Source records
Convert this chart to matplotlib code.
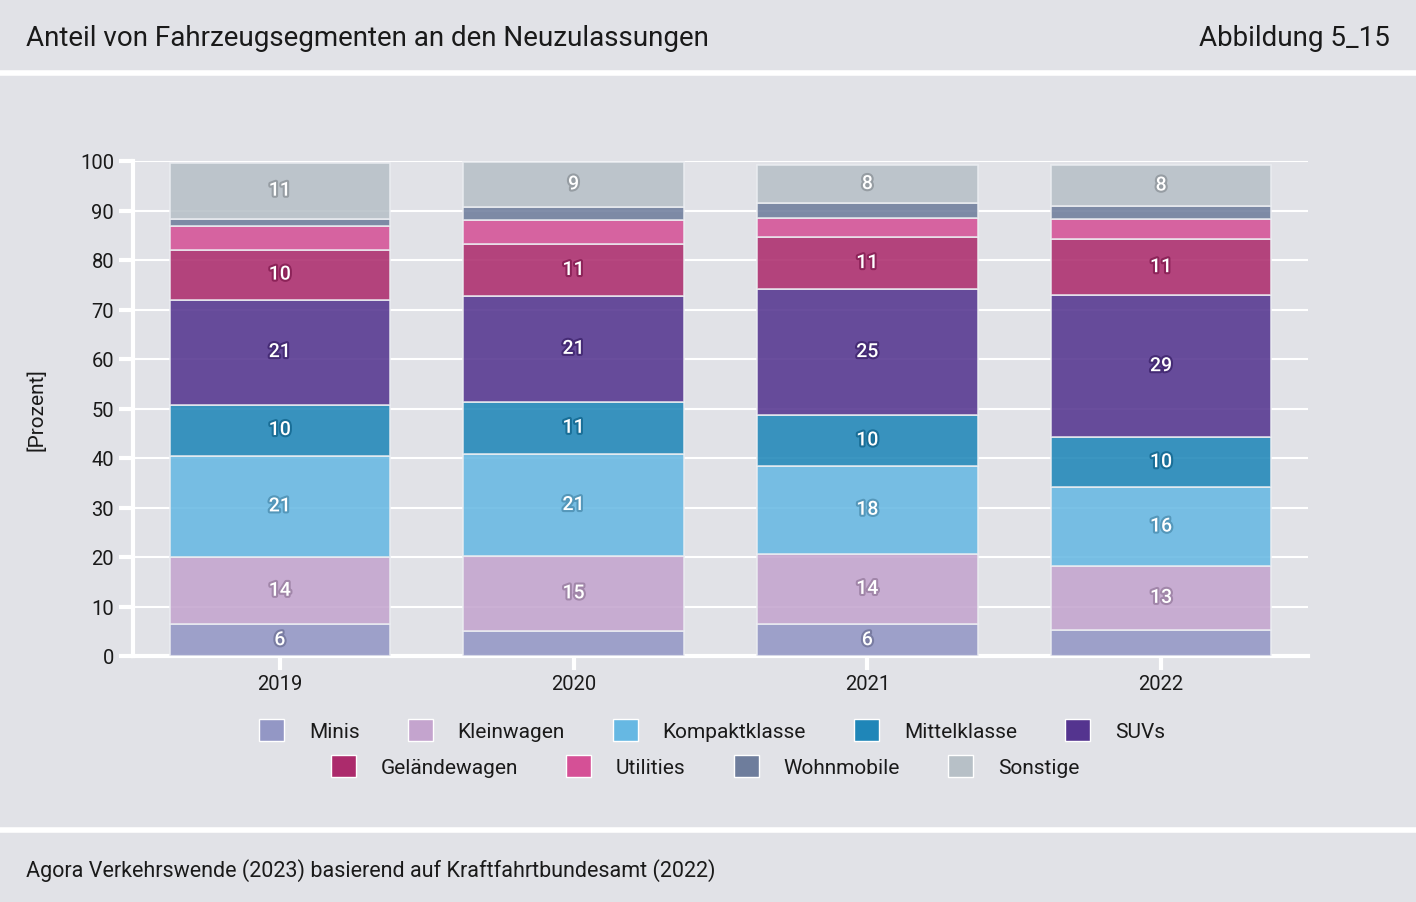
import numpy as np
import matplotlib.pyplot as plt
import matplotlib.patheffects as pe
from matplotlib.patches import Patch
from matplotlib.colors import to_rgb

plt.rcParams['font.family'] = ['Roboto', 'DejaVu Sans']

years = ["2019", "2020", "2021", "2022"]
segments = ["Minis", "Kleinwagen", "Kompaktklasse", "Mittelklasse", "SUVs",
            "Geländewagen", "Utilities", "Wohnmobile", "Sonstige"]
minis = [6.4, 5.1, 6.4, 5.3]
kleinwagen = [13.55, 15.1, 14.3, 12.9]
kompakt = [20.55, 20.6, 17.7, 15.9]
mittel = [10.3, 10.6, 10.3, 10.1]
suvs = [21.2, 21.3, 25.4, 28.7]
gelaende = [10.1, 10.55, 10.55, 11.3]
utilities = [4.85, 4.85, 3.85, 4.1]
wohnmobile = [1.4, 2.6, 3.0, 2.6]
sonstige = [11.3, 9.1, 7.7, 8.3]
series = [minis, kleinwagen, kompakt, mittel, suvs, gelaende, utilities, wohnmobile, sonstige]

colors = ["#9397c5", "#c4a4ce", "#66b8e3", "#1f86b8", "#54348f",
          "#ac2b6c", "#d55096", "#6e7d9c", "#b7c0c7"]

bg = "#e1e2e7"
txt = "#1a1a1a"
fig = plt.figure(figsize=(14.16, 9.03), dpi=100, facecolor=bg)
ax = fig.add_axes([133 / 1416, 1 - 657 / 903, (1308 - 133) / 1416, (657 - 162) / 903])
ax.set_facecolor(bg)

x = np.arange(len(years))
bottom = np.zeros(len(years))
for name, vals, c in zip(segments, series, colors):
    vals = np.array(vals)
    ax.bar(x, vals, 0.75, bottom=bottom, color=c, alpha=0.87,
           edgecolor="#eceef2", linewidth=1.2, zorder=3)
    dark = tuple(v * 0.82 for v in to_rgb(c))
    for xi, b, v in zip(x, bottom, vals):
        if v >= 6:
            ax.text(xi, b + v / 2, f"{v:.0f}", ha="center", va="center",
                    color="white", fontsize=14, fontweight="medium", zorder=5,
                    path_effects=[pe.withStroke(linewidth=3, foreground=dark)])
    bottom += vals

ax.set_xlim(-0.5, 3.5)
ax.set_ylim(0, 100)
ax.set_yticks(range(0, 101, 10))
ax.set_xticks(x)
ax.set_xticklabels(years)
ax.tick_params(axis="both", colors="white", labelcolor=txt, labelsize=14.5,
               width=3, length=10)
ax.tick_params(axis="x", pad=3)
ax.grid(axis="y", color="white", linewidth=1.5, zorder=0)
for s in ["top", "right"]:
    ax.spines[s].set_visible(False)
for s in ["left", "bottom"]:
    ax.spines[s].set_color("white")
    ax.spines[s].set_linewidth(3)
ax.set_ylabel("[Prozent]", fontsize=15, color=txt, labelpad=24)

# legends
h1 = [Patch(facecolor=colors[i], edgecolor="white", linewidth=1) for i in range(5)]
h2 = [Patch(facecolor=colors[i], edgecolor="white", linewidth=1) for i in range(5, 9)]
kw = dict(frameon=False, fontsize=15, handlelength=1.2, handleheight=1.2,
          handletextpad=1.2, columnspacing=2.3, labelcolor=txt)
fig.legend(h1, segments[:5], ncol=5, loc="center", bbox_to_anchor=(712 / 1416, 1 - 731 / 903), **kw)
fig.legend(h2, segments[5:], ncol=4, loc="center", bbox_to_anchor=(705 / 1416, 1 - 767 / 903), **kw)

# header / footer
fig.text(26 / 1416, 1 - 38 / 903, "Anteil von Fahrzeugsegmenten an den Neuzulassungen",
         fontsize=20, va="center", ha="left", color=txt)
fig.text(1390 / 1416, 1 - 38 / 903, "Abbildung 5_15", fontsize=20, va="center", ha="right",
         color=txt)
fig.text(26 / 1416, 1 - 871 / 903, "Agora Verkehrswende (2023) basierend auf Kraftfahrtbundesamt (2022)",
         fontsize=15.5, va="center", ha="left", color=txt)
fig.add_artist(plt.Line2D([0, 1], [1 - 74 / 903] * 2, color="white", linewidth=4))
fig.add_artist(plt.Line2D([0, 1], [1 - 831 / 903] * 2, color="white", linewidth=4))

fig.savefig("out.png", dpi=100, facecolor=bg)
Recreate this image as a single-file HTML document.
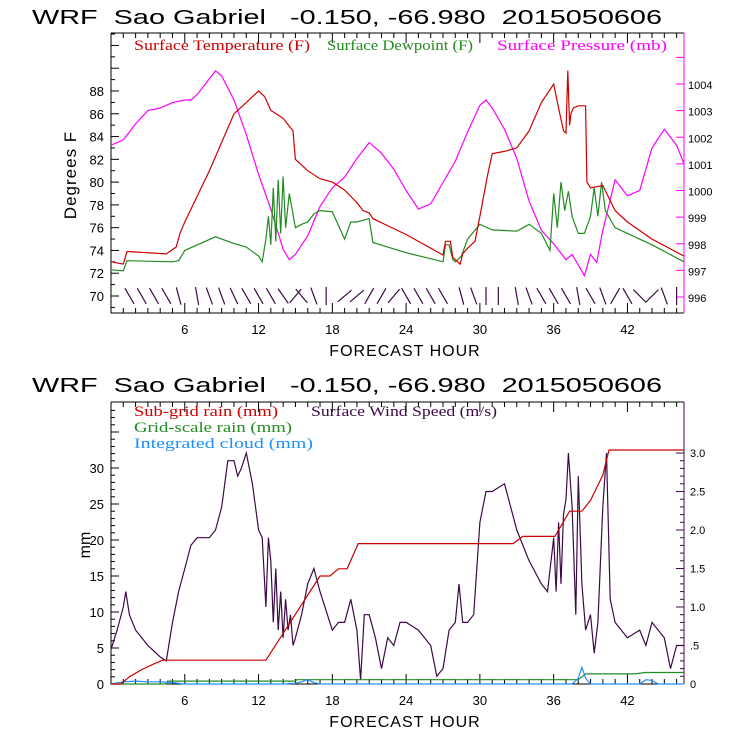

Exercise goal
Search the records for the word "matplotlib", then list every line that has it.

The answer
Convert this chart to matplotlib code.
import matplotlib.pyplot as plt
import matplotlib.patheffects as pe
from matplotlib.patches import Patch
from matplotlib.colors import to_rgb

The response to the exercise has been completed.